--- Start ---

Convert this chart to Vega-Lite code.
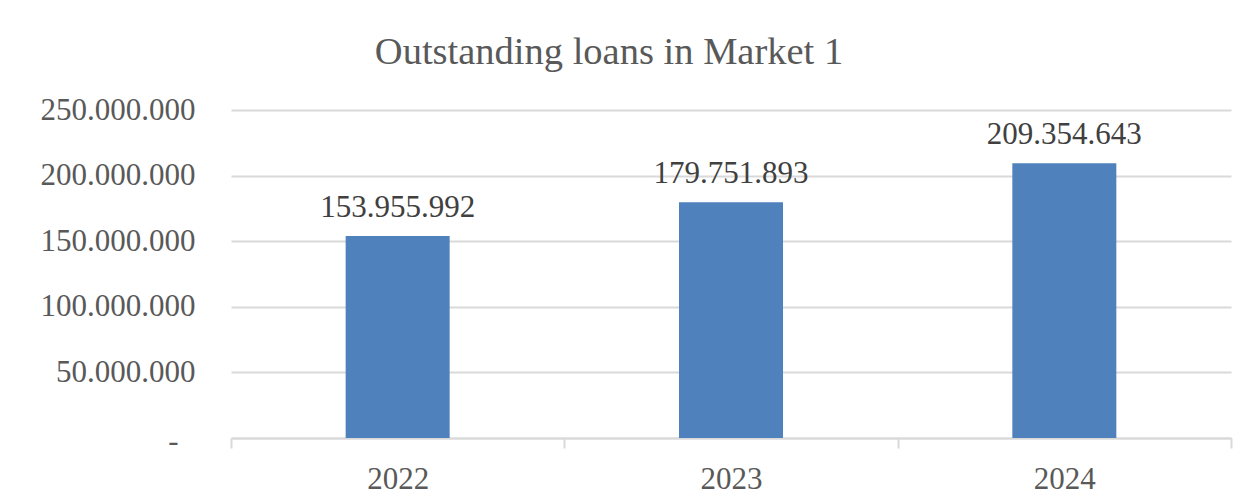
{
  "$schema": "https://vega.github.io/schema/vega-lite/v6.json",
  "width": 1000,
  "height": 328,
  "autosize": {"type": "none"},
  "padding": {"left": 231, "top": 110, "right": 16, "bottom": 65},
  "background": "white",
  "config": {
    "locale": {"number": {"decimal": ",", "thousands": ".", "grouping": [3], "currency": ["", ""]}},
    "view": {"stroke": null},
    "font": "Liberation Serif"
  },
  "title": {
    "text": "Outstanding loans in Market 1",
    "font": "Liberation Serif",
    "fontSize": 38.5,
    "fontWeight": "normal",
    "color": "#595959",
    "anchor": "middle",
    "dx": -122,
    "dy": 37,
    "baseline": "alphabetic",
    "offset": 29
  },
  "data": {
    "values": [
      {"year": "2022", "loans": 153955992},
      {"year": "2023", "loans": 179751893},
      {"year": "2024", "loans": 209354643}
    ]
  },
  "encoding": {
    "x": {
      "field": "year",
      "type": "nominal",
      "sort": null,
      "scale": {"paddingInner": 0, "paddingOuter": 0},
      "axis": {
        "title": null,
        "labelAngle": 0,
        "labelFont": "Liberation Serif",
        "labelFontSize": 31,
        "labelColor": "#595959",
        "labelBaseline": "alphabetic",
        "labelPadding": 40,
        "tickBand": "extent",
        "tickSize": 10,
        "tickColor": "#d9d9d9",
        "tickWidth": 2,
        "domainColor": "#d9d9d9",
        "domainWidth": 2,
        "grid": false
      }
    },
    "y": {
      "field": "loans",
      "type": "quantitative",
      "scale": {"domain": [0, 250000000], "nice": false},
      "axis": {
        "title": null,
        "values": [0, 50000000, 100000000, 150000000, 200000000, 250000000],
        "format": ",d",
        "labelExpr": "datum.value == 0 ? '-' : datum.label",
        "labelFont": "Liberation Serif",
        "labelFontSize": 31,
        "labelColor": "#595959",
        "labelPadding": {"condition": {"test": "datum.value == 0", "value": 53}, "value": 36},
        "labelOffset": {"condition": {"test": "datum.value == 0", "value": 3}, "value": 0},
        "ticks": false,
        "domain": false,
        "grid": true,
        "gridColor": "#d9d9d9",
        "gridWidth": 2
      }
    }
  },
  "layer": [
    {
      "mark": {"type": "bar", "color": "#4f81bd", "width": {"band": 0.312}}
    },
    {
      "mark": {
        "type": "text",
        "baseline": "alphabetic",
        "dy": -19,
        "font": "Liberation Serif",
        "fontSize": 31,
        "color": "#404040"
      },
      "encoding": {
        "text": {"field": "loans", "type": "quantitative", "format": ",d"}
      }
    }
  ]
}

--- End ---

» **SHORT TASK**
Copy out the listing exactly as it stands, but not the pictures.

» **OUTPUT FOR THIS TASK**
Convert this chart to Vega-Lite code.
{
  "$schema": "https://vega.github.io/schema/vega-lite/v6.json",
  "width": 1000,
  "height": 328,
  "autosize": {"type": "none"},
  "padding": {"left": 231, "top": 110, "right": 16, "bottom": 65},
  "background": "white",
  "config": {
    "locale": {"number": {"decimal": ",", "thousands": ".", "grouping": [3], "currency": ["", ""]}},
    "view": {"stroke": null},
    "font": "Liberation Serif"
  },
  "title": {
    "text": "Outstanding loans in Market 1",
    "font": "Liberation Serif",
    "fontSize": 38.5,
    "fontWeight": "normal",
    "color": "#595959",
    "anchor": "middle",
    "dx": -122,
    "dy": 37,
    "baseline": "alphabetic",
    "offset": 29
  },
  "data": {
    "values": [
      {"year": "2022", "loans": 153955992},
      {"year": "2023", "loans": 179751893},
      {"year": "2024", "loans": 209354643}
    ]
  },
  "encoding": {
    "x": {
      "field": "year",
      "type": "nominal",
      "sort": null,
      "scale": {"paddingInner": 0, "paddingOuter": 0},
      "axis": {
        "title": null,
        "labelAngle": 0,
        "labelFont": "Liberation Serif",
        "labelFontSize": 31,
        "labelColor": "#595959",
        "labelBaseline": "alphabetic",
        "labelPadding": 40,
        "tickBand": "extent",
        "tickSize": 10,
        "tickColor": "#d9d9d9",
        "tickWidth": 2,
        "domainColor": "#d9d9d9",
        "domainWidth": 2,
        "grid": false
      }
    },
    "y": {
      "field": "loans",
      "type": "quantitative",
      "scale": {"domain": [0, 250000000], "nice": false},
      "axis": {
        "title": null,
        "values": [0, 50000000, 100000000, 150000000, 200000000, 250000000],
        "format": ",d",
        "labelExpr": "datum.value == 0 ? '-' : datum.label",
        "labelFont": "Liberation Serif",
        "labelFontSize": 31,
        "labelColor": "#595959",
        "labelPadding": {"condition": {"test": "datum.value == 0", "value": 53}, "value": 36},
        "labelOffset": {"condition": {"test": "datum.value == 0", "value": 3}, "value": 0},
        "ticks": false,
        "domain": false,
        "grid": true,
        "gridColor": "#d9d9d9",
        "gridWidth": 2
      }
    }
  },
  "layer": [
    {
      "mark": {"type": "bar", "color": "#4f81bd", "width": {"band": 0.312}}
    },
    {
      "mark": {
        "type": "text",
        "baseline": "alphabetic",
        "dy": -19,
        "font": "Liberation Serif",
        "fontSize": 31,
        "color": "#404040"
      },
      "encoding": {
        "text": {"field": "loans", "type": "quantitative", "format": ",d"}
      }
    }
  ]
}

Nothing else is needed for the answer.